Copy out the material below in full, but not its images.

# START OF Source material

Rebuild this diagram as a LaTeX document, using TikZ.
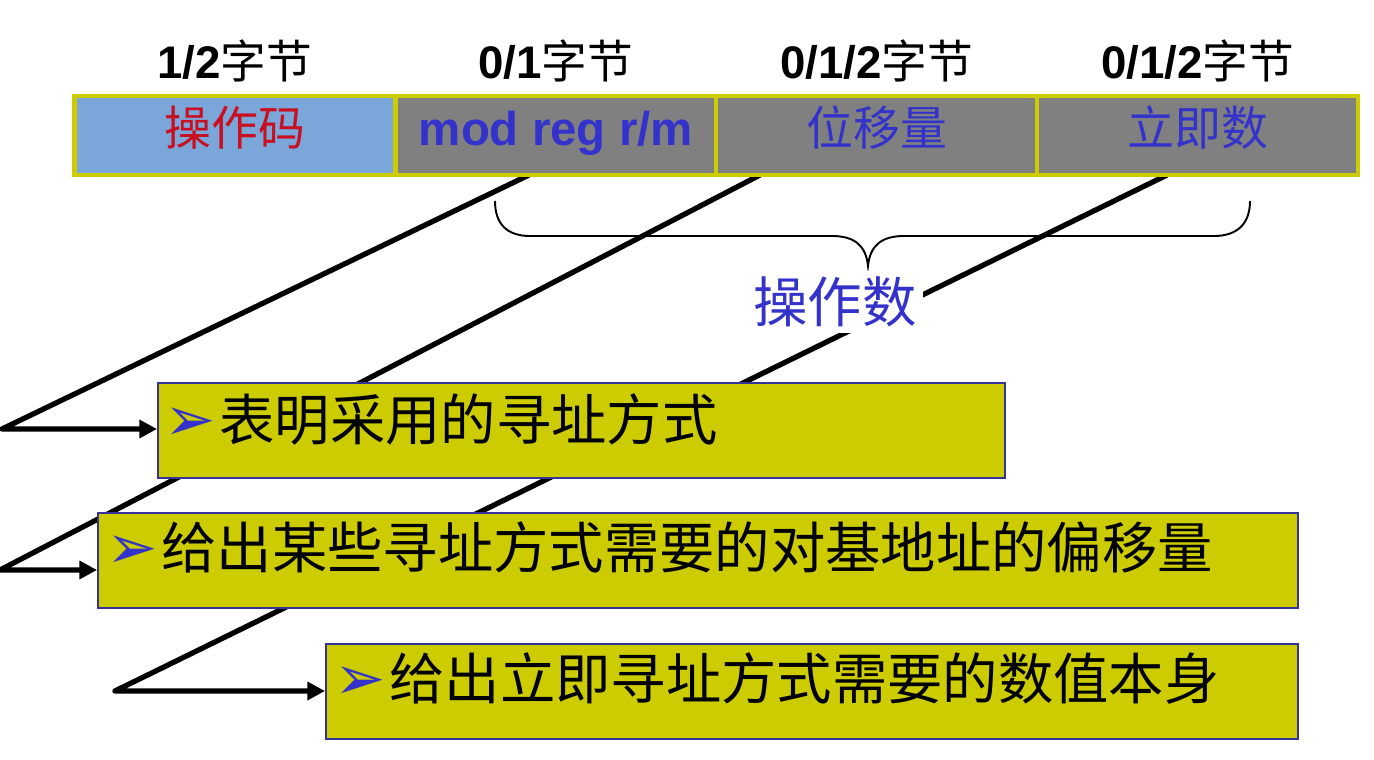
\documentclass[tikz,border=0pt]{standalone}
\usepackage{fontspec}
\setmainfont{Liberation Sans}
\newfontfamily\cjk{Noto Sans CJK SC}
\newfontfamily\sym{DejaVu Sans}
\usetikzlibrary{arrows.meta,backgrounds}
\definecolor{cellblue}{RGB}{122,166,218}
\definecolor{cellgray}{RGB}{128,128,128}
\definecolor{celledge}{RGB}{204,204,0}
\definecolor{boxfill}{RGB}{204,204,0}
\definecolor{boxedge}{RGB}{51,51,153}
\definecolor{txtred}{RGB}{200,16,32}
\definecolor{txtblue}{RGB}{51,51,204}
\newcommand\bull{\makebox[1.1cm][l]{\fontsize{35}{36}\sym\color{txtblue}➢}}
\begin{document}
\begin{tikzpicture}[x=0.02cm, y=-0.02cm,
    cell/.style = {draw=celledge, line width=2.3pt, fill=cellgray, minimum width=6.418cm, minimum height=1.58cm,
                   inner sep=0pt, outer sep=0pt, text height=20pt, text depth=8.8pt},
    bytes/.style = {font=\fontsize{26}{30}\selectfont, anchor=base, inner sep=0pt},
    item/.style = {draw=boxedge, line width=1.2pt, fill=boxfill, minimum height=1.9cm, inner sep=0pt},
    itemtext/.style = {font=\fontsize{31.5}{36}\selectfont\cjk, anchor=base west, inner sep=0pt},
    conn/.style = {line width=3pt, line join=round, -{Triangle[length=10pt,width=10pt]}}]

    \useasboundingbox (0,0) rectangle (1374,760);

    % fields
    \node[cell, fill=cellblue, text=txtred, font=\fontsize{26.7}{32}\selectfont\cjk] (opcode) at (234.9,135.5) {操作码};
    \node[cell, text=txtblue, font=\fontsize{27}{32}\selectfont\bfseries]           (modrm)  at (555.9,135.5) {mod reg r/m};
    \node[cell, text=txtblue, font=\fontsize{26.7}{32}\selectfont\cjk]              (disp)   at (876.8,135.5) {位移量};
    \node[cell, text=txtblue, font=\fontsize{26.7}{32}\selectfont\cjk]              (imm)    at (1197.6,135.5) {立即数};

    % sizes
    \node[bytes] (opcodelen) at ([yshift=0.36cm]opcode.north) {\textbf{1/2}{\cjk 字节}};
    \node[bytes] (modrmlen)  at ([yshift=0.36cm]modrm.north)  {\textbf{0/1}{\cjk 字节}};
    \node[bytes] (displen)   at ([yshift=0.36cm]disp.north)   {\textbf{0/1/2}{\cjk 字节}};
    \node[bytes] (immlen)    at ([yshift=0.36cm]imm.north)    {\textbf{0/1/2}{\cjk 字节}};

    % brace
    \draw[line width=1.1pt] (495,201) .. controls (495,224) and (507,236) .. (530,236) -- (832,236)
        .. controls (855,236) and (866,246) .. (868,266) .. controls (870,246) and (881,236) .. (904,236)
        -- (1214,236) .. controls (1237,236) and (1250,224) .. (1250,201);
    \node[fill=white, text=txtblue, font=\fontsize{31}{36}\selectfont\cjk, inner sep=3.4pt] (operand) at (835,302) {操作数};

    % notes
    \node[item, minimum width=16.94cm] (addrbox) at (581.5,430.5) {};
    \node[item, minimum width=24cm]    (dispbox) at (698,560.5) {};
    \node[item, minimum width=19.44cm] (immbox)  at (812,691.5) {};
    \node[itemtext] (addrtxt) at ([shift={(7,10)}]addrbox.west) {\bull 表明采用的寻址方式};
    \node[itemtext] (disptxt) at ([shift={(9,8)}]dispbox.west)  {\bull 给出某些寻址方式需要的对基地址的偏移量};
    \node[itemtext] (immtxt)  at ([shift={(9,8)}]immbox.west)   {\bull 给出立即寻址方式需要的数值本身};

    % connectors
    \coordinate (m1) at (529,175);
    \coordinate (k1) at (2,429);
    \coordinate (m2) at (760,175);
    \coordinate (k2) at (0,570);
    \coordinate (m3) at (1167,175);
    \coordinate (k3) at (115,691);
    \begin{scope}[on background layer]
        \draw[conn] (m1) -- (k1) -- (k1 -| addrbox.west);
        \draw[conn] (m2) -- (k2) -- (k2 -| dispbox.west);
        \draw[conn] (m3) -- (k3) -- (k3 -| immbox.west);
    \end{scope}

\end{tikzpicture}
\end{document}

# END OF Source material

• Task output:
Rebuild this diagram as a LaTeX document, using TikZ.
\documentclass[tikz,border=0pt]{standalone}
\usepackage{fontspec}
\setmainfont{Liberation Sans}
\newfontfamily\cjk{Noto Sans CJK SC}
\newfontfamily\sym{DejaVu Sans}
\usetikzlibrary{arrows.meta,backgrounds}
\definecolor{cellblue}{RGB}{122,166,218}
\definecolor{cellgray}{RGB}{128,128,128}
\definecolor{celledge}{RGB}{204,204,0}
\definecolor{boxfill}{RGB}{204,204,0}
\definecolor{boxedge}{RGB}{51,51,153}
\definecolor{txtred}{RGB}{200,16,32}
\definecolor{txtblue}{RGB}{51,51,204}
\newcommand\bull{\makebox[1.1cm][l]{\fontsize{35}{36}\sym\color{txtblue}➢}}
\begin{document}
\begin{tikzpicture}[x=0.02cm, y=-0.02cm,
    cell/.style = {draw=celledge, line width=2.3pt, fill=cellgray, minimum width=6.418cm, minimum height=1.58cm,
                   inner sep=0pt, outer sep=0pt, text height=20pt, text depth=8.8pt},
    bytes/.style = {font=\fontsize{26}{30}\selectfont, anchor=base, inner sep=0pt},
    item/.style = {draw=boxedge, line width=1.2pt, fill=boxfill, minimum height=1.9cm, inner sep=0pt},
    itemtext/.style = {font=\fontsize{31.5}{36}\selectfont\cjk, anchor=base west, inner sep=0pt},
    conn/.style = {line width=3pt, line join=round, -{Triangle[length=10pt,width=10pt]}}]

    \useasboundingbox (0,0) rectangle (1374,760);

    % fields
    \node[cell, fill=cellblue, text=txtred, font=\fontsize{26.7}{32}\selectfont\cjk] (opcode) at (234.9,135.5) {操作码};
    \node[cell, text=txtblue, font=\fontsize{27}{32}\selectfont\bfseries]           (modrm)  at (555.9,135.5) {mod reg r/m};
    \node[cell, text=txtblue, font=\fontsize{26.7}{32}\selectfont\cjk]              (disp)   at (876.8,135.5) {位移量};
    \node[cell, text=txtblue, font=\fontsize{26.7}{32}\selectfont\cjk]              (imm)    at (1197.6,135.5) {立即数};

    % sizes
    \node[bytes] (opcodelen) at ([yshift=0.36cm]opcode.north) {\textbf{1/2}{\cjk 字节}};
    \node[bytes] (modrmlen)  at ([yshift=0.36cm]modrm.north)  {\textbf{0/1}{\cjk 字节}};
    \node[bytes] (displen)   at ([yshift=0.36cm]disp.north)   {\textbf{0/1/2}{\cjk 字节}};
    \node[bytes] (immlen)    at ([yshift=0.36cm]imm.north)    {\textbf{0/1/2}{\cjk 字节}};

    % brace
    \draw[line width=1.1pt] (495,201) .. controls (495,224) and (507,236) .. (530,236) -- (832,236)
        .. controls (855,236) and (866,246) .. (868,266) .. controls (870,246) and (881,236) .. (904,236)
        -- (1214,236) .. controls (1237,236) and (1250,224) .. (1250,201);
    \node[fill=white, text=txtblue, font=\fontsize{31}{36}\selectfont\cjk, inner sep=3.4pt] (operand) at (835,302) {操作数};

    % notes
    \node[item, minimum width=16.94cm] (addrbox) at (581.5,430.5) {};
    \node[item, minimum width=24cm]    (dispbox) at (698,560.5) {};
    \node[item, minimum width=19.44cm] (immbox)  at (812,691.5) {};
    \node[itemtext] (addrtxt) at ([shift={(7,10)}]addrbox.west) {\bull 表明采用的寻址方式};
    \node[itemtext] (disptxt) at ([shift={(9,8)}]dispbox.west)  {\bull 给出某些寻址方式需要的对基地址的偏移量};
    \node[itemtext] (immtxt)  at ([shift={(9,8)}]immbox.west)   {\bull 给出立即寻址方式需要的数值本身};

    % connectors
    \coordinate (m1) at (529,175);
    \coordinate (k1) at (2,429);
    \coordinate (m2) at (760,175);
    \coordinate (k2) at (0,570);
    \coordinate (m3) at (1167,175);
    \coordinate (k3) at (115,691);
    \begin{scope}[on background layer]
        \draw[conn] (m1) -- (k1) -- (k1 -| addrbox.west);
        \draw[conn] (m2) -- (k2) -- (k2 -| dispbox.west);
        \draw[conn] (m3) -- (k3) -- (k3 -| immbox.west);
    \end{scope}

\end{tikzpicture}
\end{document}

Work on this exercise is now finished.